Act 17:18 Then certain Epicurean and Stoic philosophers encountered him. And some said, "What does this babbler want to say?" Others said, "He seems to be a proclaimer of foreign gods," because he preached to them Jesus and the resurrection.
Quote from Alfred Barnes Bible Commentary regarding "the babbler".
What will this babbler say? - Margin, “base fellow.” Greek: σπερμολόγος spermologos. The word occurs nowhere else in the New Testament. It properly means “one who collects seeds,” and was applied by the Greeks to the poor persons who collected the scattered grain in the fields after harvest, or to gleaners; and also to the poor who obtained a precarious subsistence around the markets and in the streets. It was also applied to birds that picked up the scattered seeds of grain in the field or in the markets.

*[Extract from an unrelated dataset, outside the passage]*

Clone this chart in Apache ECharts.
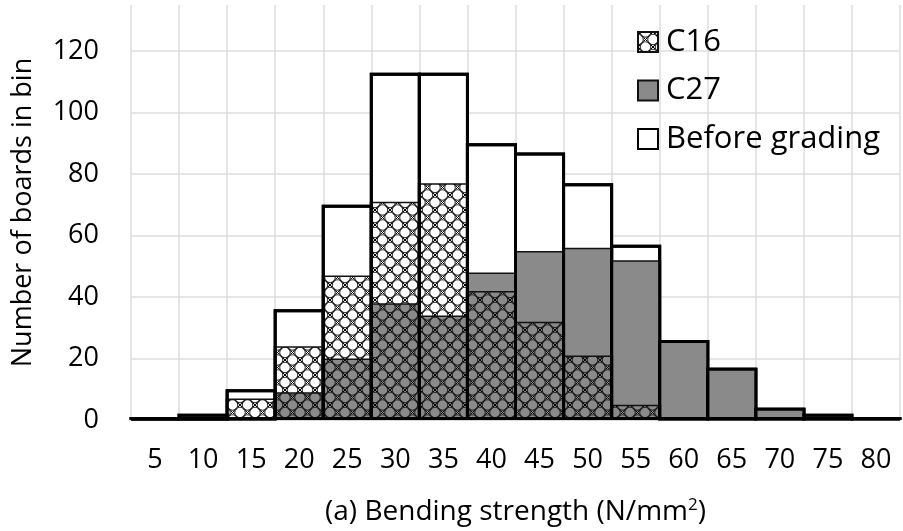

The word came hence to have a twofold signification:
(1) It denoted the poor, the needy, and the vile the refuse and offscouring of society; and,
(2) From the birds which were thus employed, and which were troublesome by their continual unmusical sounds, it came to denote those who were talkative, garrulous, and opinionated those who collected the opinions of others, or scraps of knowledge, and retailed them fluently, without order or method. It was a word, therefore, expressive of their contempt for an unknown foreigner who should pretend to instruct the learned men and philosophers of Greece. Doddridge renders it “retailer of scraps.” Syriac, “collector of words.”